Maverick Real Estate tried to foreclose on the deals in early 2021 after it bought the debt from the now-defunct Signature Bank. Rosenberg protested that Maverick was “charging a default interest of 24 percent on each of the loans, and seems intent to…acquire the buildings on the cheap.”
Maverick is a distressed debt investor; default interest is its bread and butter.
By the skin of his teeth, Rosenberg came out on top, securing a $51 million loan from Ladder Capital. “Very fortunate,” the principal said of the eleventh-hour financing.
A year later, in March 2022, R&B refinanced with Lightstone, which had underwritten one of the buildings, 32 West 39th Street, as a 16-story office condo conversion.
A year after that, Rosenberg’s firm had quit paying debt service.
As of May 2024, when Lightstone filed suit, 32 West 39th was 77 percent vacant, the complaint alleges, signaling the conversion has yet to pull tenants if it’s panned out at all. 28 West 36th Street is just 8 percent vacant.
As part of the Lightstone’s loan terms, R&B was supposed to drop all rents and revenue into a clearing account if it defaulted on the debt. Lightstone alleges it needed assurance its collateral could be maintained given the borrower’s “apparent financial difficulties,” the complaint reads.

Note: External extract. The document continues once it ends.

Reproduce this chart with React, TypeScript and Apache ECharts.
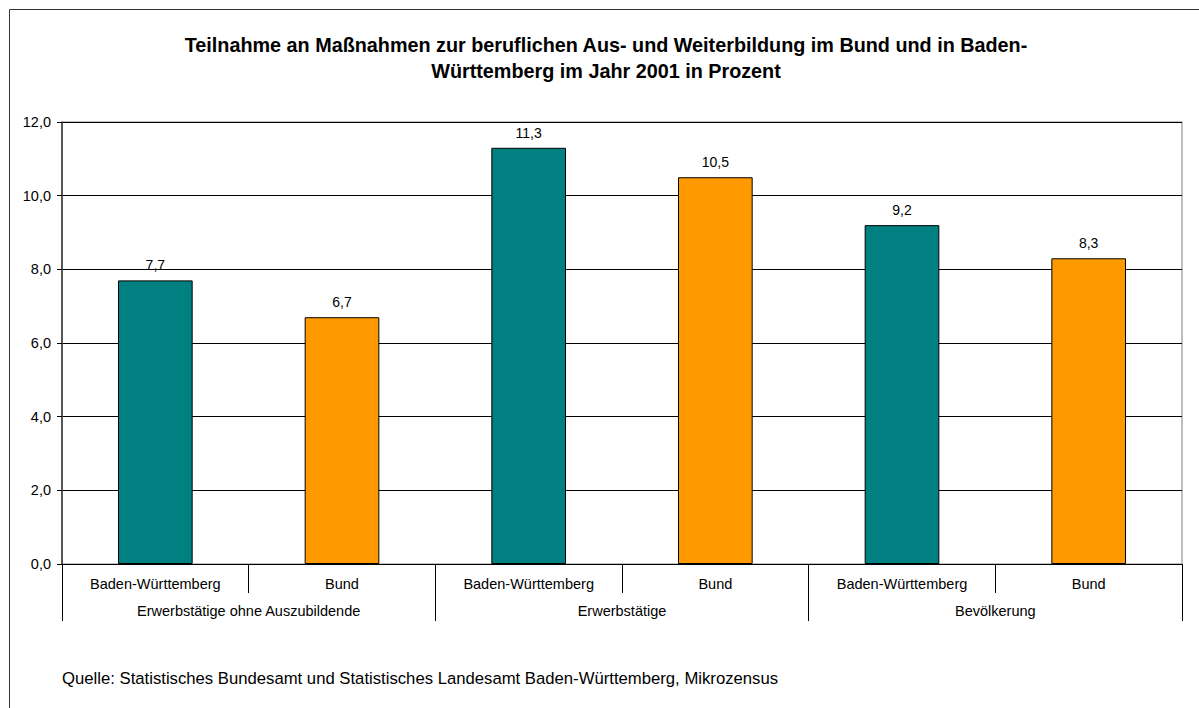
import React, { useEffect, useRef } from "react";
import * as echarts from "echarts";

const titleText =
  "Teilnahme an Maßnahmen zur beruflichen Aus- und Weiterbildung im Bund und in Baden-\nWürttemberg im Jahr 2001 in Prozent";
const sourceText =
  "Quelle: Statistisches Bundesamt und Statistisches Landesamt Baden-Württemberg, Mikrozensus";
const regions = ["Baden-Württemberg", "Bund", "Baden-Württemberg", "Bund", "Baden-Württemberg", "Bund"];
const groups = ["Erwerbstätige ohne Auszubildende", "Erwerbstätige", "Bevölkerung"];
const values = [7.7, 6.7, 11.3, 10.5, 9.2, 8.3];
const regionColors: Record<string, string> = {
  "Baden-Württemberg": "#008080",
  Bund: "#FF9900",
};
const yTicks = { min: 0, max: 12, interval: 2 };

const fmt = (v: number) => v.toFixed(1).replace(".", ",");
const FONT = "'Liberation Sans', Arial, sans-serif";

export default function App() {
  const ref = useRef<HTMLDivElement>(null);
  useEffect(() => {
    if (!ref.current) return;
    const chart = echarts.init(ref.current, null, { renderer: "svg" });
    chart.setOption({
      animation: false,
      backgroundColor: "#ffffff",
      textStyle: { fontFamily: FONT },
      title: {
        text: titleText,
        left: 601,
        top: 27,
        textAlign: "center",
        textStyle: {
          fontFamily: FONT,
          fontSize: 19.8,
          fontWeight: "bold",
          color: "#000",
          lineHeight: 26,
          align: "center",
        },
      },
      grid: {
        left: 62,
        top: 122,
        right: 17,
        bottom: 144,
        show: true,
        borderColor: "#808080",
        borderWidth: 1,
        backgroundColor: "transparent",
      },
      xAxis: [
        {
          type: "category",
          data: regions,
          position: "bottom",
          axisLine: { show: true, lineStyle: { color: "#000", width: 1 } },
          axisTick: { show: true, length: 29, lineStyle: { color: "#000" } },
          axisLabel: {
            interval: 0,
            margin: 12.5,
            fontSize: 14.5,
            color: "#000",
            fontFamily: FONT,
          },
          splitLine: { show: false },
        },
        {
          type: "category",
          data: groups,
          position: "bottom",
          axisLine: { show: false },
          axisTick: { show: true, length: 57, lineStyle: { color: "#000" } },
          axisLabel: {
            interval: 0,
            margin: 39.5,
            fontSize: 14.5,
            color: "#000",
            fontFamily: FONT,
          },
          splitLine: { show: false },
        },
      ],
      yAxis: {
        type: "value",
        min: yTicks.min,
        max: yTicks.max,
        interval: yTicks.interval,
        axisLine: { show: true, lineStyle: { color: "#333", width: 1.5 } },
        axisTick: { show: true, length: 5, lineStyle: { color: "#000" } },
        axisLabel: {
          margin: 11,
          fontSize: 14.5,
          color: "#000",
          fontFamily: FONT,
          formatter: (v: number) => fmt(v),
        },
        splitLine: { show: true, lineStyle: { color: "#000", width: 1 } },
      },
      series: [
        {
          type: "bar",
          xAxisIndex: 0,
          barWidth: "40%",
          data: values.map((v, i) => ({
            value: v,
            itemStyle: {
              color: regionColors[regions[i]],
              borderColor: "#000",
              borderWidth: 1,
            },
          })),
          label: {
            show: true,
            position: "top",
            distance: 8,
            fontSize: 14,
            color: "#000",
            fontFamily: FONT,
            formatter: (p: any) => fmt(p.value),
          },
        },
      ],
      graphic: [
        {
          type: "rect",
          shape: { x: 9.5, y: 9.5, width: 1200, height: 710 },
          style: { fill: "none", stroke: "#333", lineWidth: 1 },
          silent: true,
          z: 100,
        },
        {
          type: "text",
          x: 62,
          y: 678,
          style: {
            text: sourceText,
            font: `16.7px ${FONT}`,
            fill: "#000",
            verticalAlign: "middle",
          },
        },
      ],
    });
    return () => chart.dispose();
  }, []);
  return (
    <div
      ref={ref}
      style={{ position: "absolute", left: 0, top: 0, width: 1199, height: 708 }}
    />
  );
}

Instead, R&B was skimming some off the top, Lightstone claims.
“There was a significant decrease in deposits into the clearing account,” the lender writes.
Lightstone confronted R&B over that alleged “outright theft.” but the borrower was “full of excuses.” It played dumb and blamed tenants for the missing money.
The lender alleged in the May complaint it had shouldered all of the properties’ carrying and maintenance costs since R&B’s default and didn’t know if it could do so much longer.
It’s unclear what, if anything, the receiver appointed in August has collected from the borrowers. The docket for the Lightstone case was last updated two months ago. The case is ongoing.